Florist Found Guilty of Discrimination for Declining Same-Sex Wedding Could Lose Home and Life Savings
ICC Note: After Baronelle Stutzman of Arlene’s Flowers in Washington declined to provide flowers for a same-sex wedding due to her beliefs, she was faced with a lawsuit in March of 2012. Even though she provided the customer with a referral to other florists who would be willing to help, on February 18th, 2015, a judge ruled against her in the discrimination suit. The Christian organization Alliance Defending Freedom has filed a motion asking for the judge and the ACLU, who also filed a suit, to be prohibited from personally attacking Stutzman.
By Heather Clark
02/19/2015 United States (Christian News Network) – A florist from Washington is in jeopardy of losing her business, home and life savings after a judge ruled against her on Wednesday for declining to fulfill an order for a same-sex ceremony, but rather provided a referral for the regular customer.

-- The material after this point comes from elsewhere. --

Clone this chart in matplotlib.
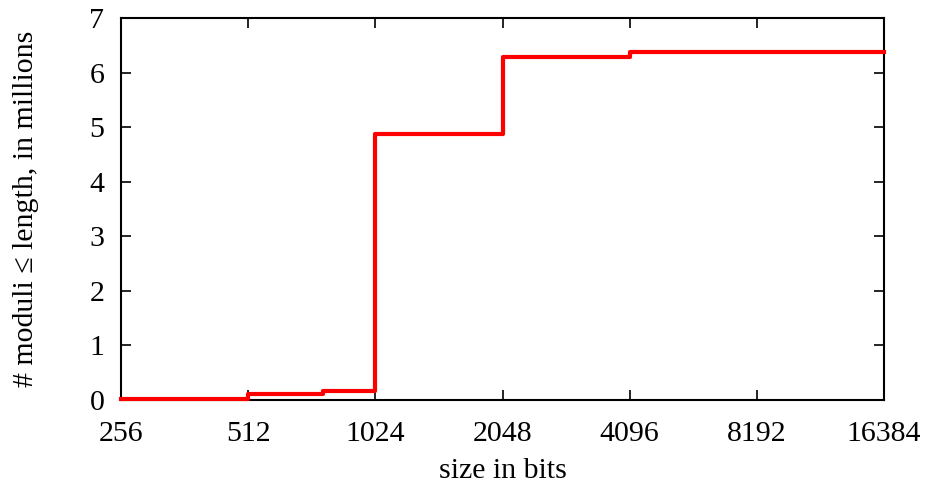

As previously reported, Baronelle Stutzman of Arlene’s Flowers in Richland was leveled with a lawsuit March 2012 by State Attorney General Bob Ferguson, who claimed that she violated the law by not fulfilling the order.
Stutzman had been approached by one of her faithful customers, Robert Ingersoll, a homosexual, as he wanted her to supply the flowers for his upcoming ceremony with his partner, Curt. She states that she politely explained that she would not be able to help in regard to the event, but referred him to three other florists that may help.
“I just took his hands and said, ‘I’m sorry. I cannot do your wedding because of my relationship with Jesus Christ,’” Stutzman told reporters.
But after Ingersoll decided to post on Facebook about the matter, controversy arose on both sides of the issue—both for and against Stutzman. The florist said that she received a number of threatening and angry comments.
“It blew way out of proportion,” Stutzman explained. “I’ve had hate mail. I’ve had people that want to burn my building. I’ve had people that will never shop here again and [vow to] tell all their friends.”
Weeks later, Attorney General Bob Ferguson issued Stutzman a letter advising that she must accommodate homosexual ceremonies or be subject to a lawsuit and heavy fines. He included with his letter a form that offered Stutzman the opportunity to recant and agree to comply with the law. She refused, and was subsequently met with a discrimination suit.